This will be a slow-motion train wreck over the next 3 years.
Interest-Only Loans Helped Commercial Property Boom. Now They’re Coming Due.
Landlords face a $1.5 trillion bill for commercial mortgages over the next three years
By Konrad Putzier, The Wall Street Journal, June 6, 2023
Nearly $1.5 trillion in commercial mortgages are coming due over the next three years, according to data provider Trepp. Many of the commercial landlords on the hook for the loans are vulnerable to default in part because of the way their loans are structured. … Interest-only loans as a share of new commercial mortgage-backed securities issuance increased to 88% in 2021…
Typically, owners pay off this debt by getting a new loan or selling the building. Now, steeper borrowing costs and lenders’ growing reluctance to refinance these loans are raising the likelihood that many of them won’t be paid back. …
Fitch Ratings recently estimated that 35% of pooled securitized commercial mortgages coming due between April and December 2023 won’t be able to refinance based on current interest rates and the properties’ incomes and values. While many malls and hotels face high default risks, the situation is particularly dire for office owners. …
Defaults could hit regional and community banks that are heavily exposed to the sector, forcing them to write down the value of commercial mortgages on their books and set aside more cash to cover for losses… [end quote]
Recent trends have yanked the rug out from under the property owners’ plans. Remote work reduces tenancy of office buildings. e-Commerce reduces sales in malls. And, of course, higher interest rates make it more difficult to refinance loans.
Like the gradual failure of zombie companies unable to roll over low-interest loans, commercial real estate mortgages will gradually fail over the next 3 years if interest rates stay at the current level…or even if they fall but not to the ultra-low emergency yields of the Covid years.
I disagree that this will be a slow motion train wreck over the next three years.
Not known by me for sure…but trying to meter out the future…if a major portion of the 35% noted just above fail it is not just on individual properties. It involves corporations with multiple properties. This can train wreck entirely over the next 2 to 10 months.
I just read about an owner of a big hotel in CA (San Francisco I think) handing the keys to the lender because they stopped paying the mortgage this week. And that’s a hotel, not even an office building!!!
Was that the San Fran Hilton construction? Or something else? The Hilton construction as I glanced at it stopped.
Article says “Park Hotels & Resorts”, a REIT, and they are defaulting on 2 hotel loans, one a 1,921 room Hilton branded, and the other a 1,024 room Parc 55 branded.
I guess the bank(s) are now in the hotel business.
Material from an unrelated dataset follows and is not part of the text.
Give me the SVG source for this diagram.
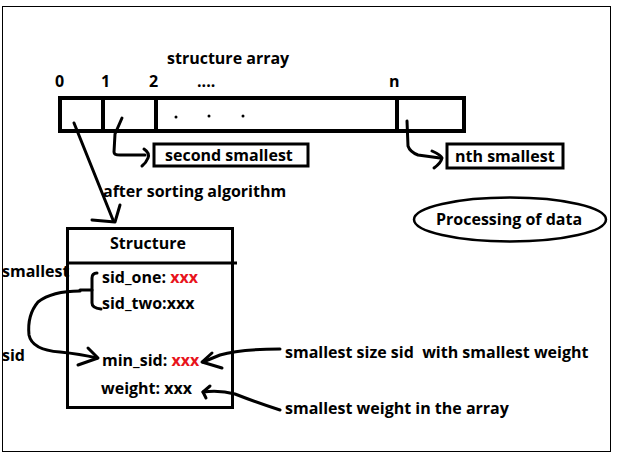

At least for a while.
In another apparent blow to San Francisco’s struggling downtown, the investment firm that owns two of the city’s major hotels announced it would cease paying the loans and surrender the properties to the bank. Payments toward the $725 million non-recourse loan ceased in June, according to a news release from Park Hotels & Resorts Inc, which operates the Hilton San Francisco Union Square and the Parc 55 San Francisco…
“Now more than ever, we believe San Francisco’s path to recovery remains clouded and elongated by major challenges — both old and new,” the press release read. “Record high vacancy; concerns over street conditions; lower return to office than peer cities; and a weaker than expected citywide convention calendar through 2027 that will negatively impact business and leisure demand and will likely significantly reduce compression in the city for the foreseeable future.”